Click the dropdown on any question, and Google shows you even more related ones.
Conversational, Longer-tail Keywords
Short, broad keywords are brutally hard to rank for. AI Overviews increasingly dominate these searches.
Longer-tail, specific queries, such as “How to write product descriptions for an e-commerce store,” are more targeted and attract readers with clearer intent.
Fresh Content
Search engines and AI systems favor up-to-date content. Updating older posts with new information, better structure, and current examples is a quick way to improve your chances of getting cited.
What I’ve Changed in My Own Content Process
I help brands with content and SEO. A B2C ecommerce client I worked with was getting almost no traffic from search.
After several months of posting consistent, well-structured blog content targeting the right queries, their organic clicks grew steadily.
We weren’t doing anything exotic. Just solid, well-organized content targeting the right audience.
Today, I’d approach the same project differently in one specific way: I’d create each piece of content not just for organic rankings but also for AI citations.
This means:
- Opening each blog post with a direct answer
- Having an FAQ section at the end
- Targeting longer-tail, high-intent questions
- And structuring the page so that each section is easily discoverable by AI platforms
A Quick Checklist: Is Your Content AI-Overview-Ready?
Before you publish your next piece of content, run it through this checklist:
- Does it answer the main question within the first 100 words?
- Are the H2 and H3 headings clear, specific, and searchable?
- Does it have bulleted lists or numbered lists where they’re genuinely useful?
- Is the content fresh, recent, or up to date?
- Is it targeting long-tail keywords rather than short, broad ones?
- Does the author’s bio show real credentials and experience?
Read More: Google Says AI Search Optimization Is Still SEO
The Query Post view
I’ve been watching search evolve for several years, and the pattern is familiar: every major SERP change creates a short window where early movers can gain an edge. Featured snippets did that. Video results did that. AI Overviews are doing it now.
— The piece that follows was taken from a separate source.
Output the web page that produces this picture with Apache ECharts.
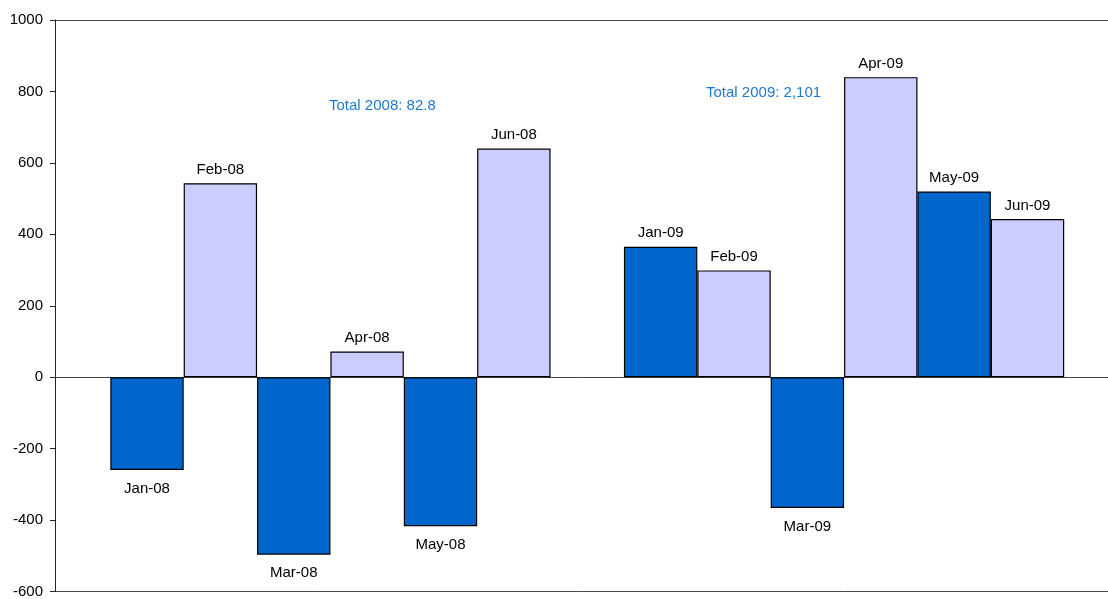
<!DOCTYPE html>
<html>
<head>
<meta charset="utf-8">
<script src="https://cdn.jsdelivr.net/npm/echarts@6/dist/echarts.min.js"></script>
<style>
  html, body { margin: 0; padding: 0; background: #fff; }
  #chart { width: 1108px; height: 599px; }
</style>
</head>
<body>
<div id="chart"></div>
<script>
// months shown on the bars
const months2008 = ['Jan-08', 'Feb-08', 'Mar-08', 'Apr-08', 'May-08', 'Jun-08']
const months2009 = ['Jan-09', 'Feb-09', 'Mar-09', 'Apr-09', 'May-09', 'Jun-09']
// monthly values
const values2008 = [-260, 543, -497, 72, -417, 640]
const values2009 = [365, 299, -366, 840, 520, 443]
// text of the two totals
const totalLabels = ['Total 2008: 82.8', 'Total 2009: 2,101']
// y axis ticks
const yTicks = [-600, -400, -200, 0, 200, 400, 600, 800, 1000]

const dark = '#0066CC'
const light = '#CCCCFF'

// slot on the x axis: one empty slot between the two years
const buildItems = (names, vals, start) => names.map((n, i) => ({
  name: n,
  value: [start + i, vals[i]],
  itemStyle: { color: i % 2 === 0 ? dark : light },
  label: { position: vals[i] < 0 ? 'bottom' : 'top', distance: vals[i] < 0 ? 11 : 6 }
}))
const items = buildItems(months2008, values2008, 1).concat(buildItems(months2009, values2009, 8))

// only the bottom (-600) and top (1000) lines of the frame are drawn
const frameColors = yTicks.map((t, i) => (i === 0 || i === yTicks.length - 1) ? '#444' : 'rgba(0,0,0,0)')

const myChart = echarts.init(document.getElementById('chart'))
myChart.setOption({
  animation: false,
  textStyle: { fontFamily: 'Liberation Sans, Arial, sans-serif' },
  grid: { left: 55, right: 0, top: 20, bottom: 7 },
  xAxis: {
    type: 'value',
    min: -0.2538,
    max: 14.097,
    axisLine: { show: true, onZero: true, lineStyle: { color: '#444', width: 1 } },
    axisTick: { show: false },
    axisLabel: { show: false },
    splitLine: { show: false }
  },
  yAxis: {
    type: 'value',
    min: yTicks[0],
    max: yTicks[yTicks.length - 1],
    interval: yTicks[1] - yTicks[0],
    axisLine: { show: true, onZero: false, lineStyle: { color: '#222', width: 1 } },
    axisTick: { show: true, length: 5, lineStyle: { color: '#222' } },
    axisLabel: { margin: 12, color: '#000', fontSize: 15, formatter: v => String(v) },
    splitLine: { show: true, lineStyle: { color: frameColors, width: 1 } }
  },
  series: [
    {
      type: 'bar',
      barWidth: 73.4,
      data: items,
      itemStyle: { borderColor: '#000', borderWidth: 1.2 },
      label: {
        show: true,
        color: '#000',
        fontSize: 15,
        formatter: p => p.name
      }
    }
  ],
  graphic: [
    { type: 'text', left: 329, top: 98, style: { text: totalLabels[0], fill: '#1E78D2', fontSize: 15, fontFamily: 'Liberation Sans, Arial, sans-serif' } },
    { type: 'text', left: 706, top: 85, style: { text: totalLabels[1], fill: '#1E78D2', fontSize: 15, fontFamily: 'Liberation Sans, Arial, sans-serif' } }
  ]
})
</script>
</body>
</html>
The difference is that this shift is more aggressive. Google is not just changing how results look. It is answering more queries directly, which means even strong rankings may not bring the same clicks they used to.
Our take: Waiting it out is not a strategy. If you want to pull ahead, make your content easier to trust, understand, and cite; provide clear answers, a better structure, and real examples. The core principle hasn’t changed. The only difference now is that your content also needs to be formatted in a way that AI can clearly understand and reference.